The last few days have been extremely difficult because the husband of one of his small staff had a massive heart attack at the age of 42, leaving his wife and three small children. The family was moving in a matter of days. They just bought a new house. When the call came, we were on our way to the grocery store. We drove to their house. Raw grief. Shock. Horror as each child was brought home from school and told the news. We left the house briefly, bought dinner and returned. On our way home again,we asked ourselves is joy possible? And when there is a death it brings up other deaths and other first calls made to announce a passing: I remember so clearly calling my grown children to tell them of their father’s sudden death. We are never prepared.
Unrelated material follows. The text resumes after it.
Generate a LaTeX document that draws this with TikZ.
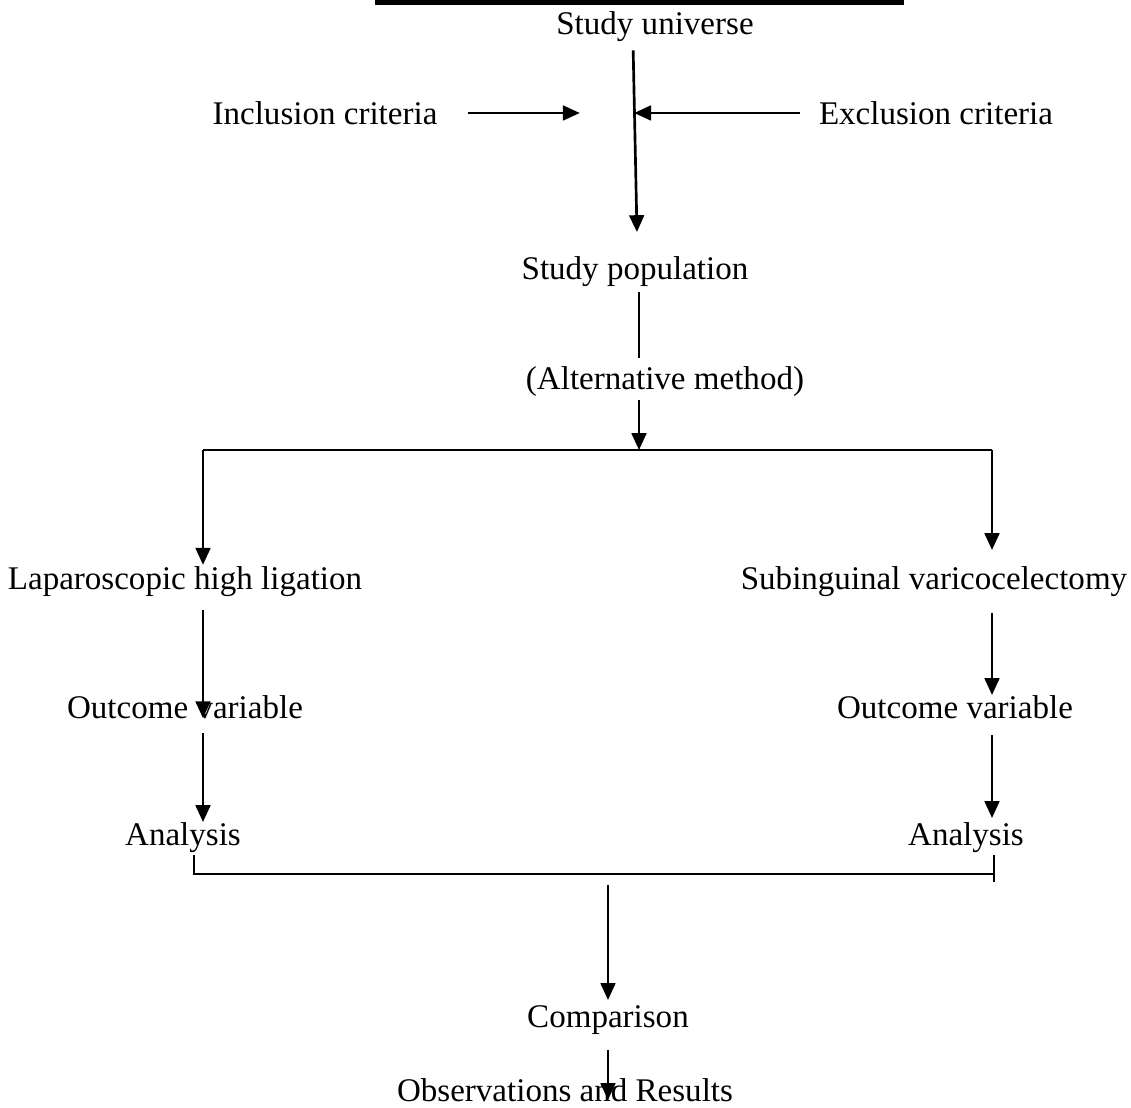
\documentclass[tikz,border=0pt]{standalone}
\usepackage{fontspec}
\setmainfont{Liberation Serif}
\usetikzlibrary{arrows.meta}
\begin{document}
\begin{tikzpicture}[x=0.025cm, y=-0.025cm,
	txt/.style={inner sep=0pt, font=\fontsize{23.5}{28}\selectfont},
	arr/.style={-{Triangle[length=0.42cm, width=0.37cm]}, line width=1.6pt},
	thinline/.style={line width=0.8pt}]
	\useasboundingbox (0,0) rectangle (1131,1108);
	\fill (375,0) rectangle (904,5);
	
	\node (universe) [txt] at (655,27) {Study universe};
	\node (inclusion) [txt] at (325,113) {Inclusion criteria};
	\node (exclusion) [txt] at (936,113) {Exclusion criteria};
	\node (population) [txt] at (635,272) {Study population};
	\node (method) [txt] at (665,382) {(Alternative method)};
	\node (lap) [txt] at (185,582) {Laparoscopic high ligation};
	\node (sub) [txt] at (934,582) {Subinguinal varicocelectomy};
	\node (outL) [txt] at (185,707) {Outcome variable};
	\node (outR) [txt] at (955,707) {Outcome variable};
	\node (anL) [txt] at (183,838) {Analysis};
	\node (anR) [txt] at (966,838) {Analysis};
	\node (comparison) [txt] at (608,1020) {Comparison};
	\node (results) [txt] at (565,1090) {Observations and Results};
	
	\coordinate (cross) at (633,113);
	\coordinate (mid) at (639,450);
	\coordinate (jl) at (203,450);
	\coordinate (jr) at (992,450);
	\coordinate (bl) at (194,874);
	\coordinate (br) at (994,874);
	
	\draw[arr, line width=1.9pt, shorten <=0.2cm, shorten >=1cm] (universe.south -| cross) -- ([xshift=2]population.center);
	\draw[arr, shorten <=0.75cm, shorten >=1.33cm] (inclusion.east) -- (cross);
	\draw[arr, shorten <=0.48cm, shorten >=0.03cm] (exclusion.west) -- (cross);
	\draw[thinline, shorten <=0.5cm, shorten >=0.6cm] (population -| mid) -- (method -| mid);
	\draw[arr, shorten <=0.45cm] (method -| mid) -- (mid);
	\draw[thinline] (jl) -- (jr);
	\draw[arr, shorten >=0.43cm] (jl) -- (lap -| jl);
	\draw[arr, shorten >=0.8cm] (jr) -- (sub -| jr);
	\draw[arr, shorten <=0.7cm, shorten >=-0.28cm] (lap -| jl) -- (outL -| jl);
	\draw[arr, shorten <=0.78cm, shorten >=0.3cm] (sub -| jr) -- (outR -| jr);
	\draw[arr, shorten <=0.65cm, shorten >=0.4cm] (outL -| jl) -- (anL -| jl);
	\draw[arr, shorten <=0.7cm, shorten >=0.5cm] (outR -| jr) -- (anR -| jr);
	\draw[thinline, shorten <=0.43cm] (anL -| bl) -- (bl) -- (br);
	\draw[thinline, shorten <=0.43cm] (anR -| br) -- (br) -- ++(0,8);
	\draw[arr, shorten <=0.28cm, shorten >=0.5cm] (bl -| comparison) -- (comparison.center);
	\draw[arr, shorten <=0.38cm, shorten >=-0.25cm] (comparison) -- (comparison |- results);
\end{tikzpicture}
\end{document}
Legacy? What we leave behind?  A mark? A gift? Holding space once our physical presence disappears? How do we go about our every day with purpose so that how we conduct our lives has meaning? Immediately I think of my boxes of poems, published and un- published, collected and uncollected as Jason Shinder used to say.  The unpublished books. I am reminded of Terry Tempest Williams whose mother left her journals, all blank. The gift of even the unspoken. So that is the most obvious answer of legacy, my written words. The seriousness of which I practice writing those words. Connection and communication. In conversation. In dialogue. The power of good thinking.

But there is another more subtle legacy. Undefined. Not magical but mystical. Not the power of presence, but the perfume that lingers afterwards like in meditation. Not quite essence. Not memory but felt experience, often unnamed. A scent. Air stirred in the passing. You know what I mean. A sea shell. A red hawk feather from New Mexico saved in an unmarked envelope. A random gift given to a clerk in the store on Market Street. No names exchanged. An omen. A festival of music in Michigan. A waving of a wand made of driftwood. Essential oil placed on a forehead. A picture of the Thanksgiving pie captured on instant camera. The pie itself. The feel of the dough.That transfer from one generation to another. The secret ingredient, that makes it yours. A grandmother’s recipe for dark fruit cake. The crossing of the Bay. Sea spray. Sea salt. A history of walking the labyrinth at Grace or the Seminary. A quota of hugs. Hikes among redwoods, eucalyptus. Footfalls on a trail. Foot prints left behind. Breathe in crisp air. Take a deep breath. Hold that breath. Let the perfume enter your body.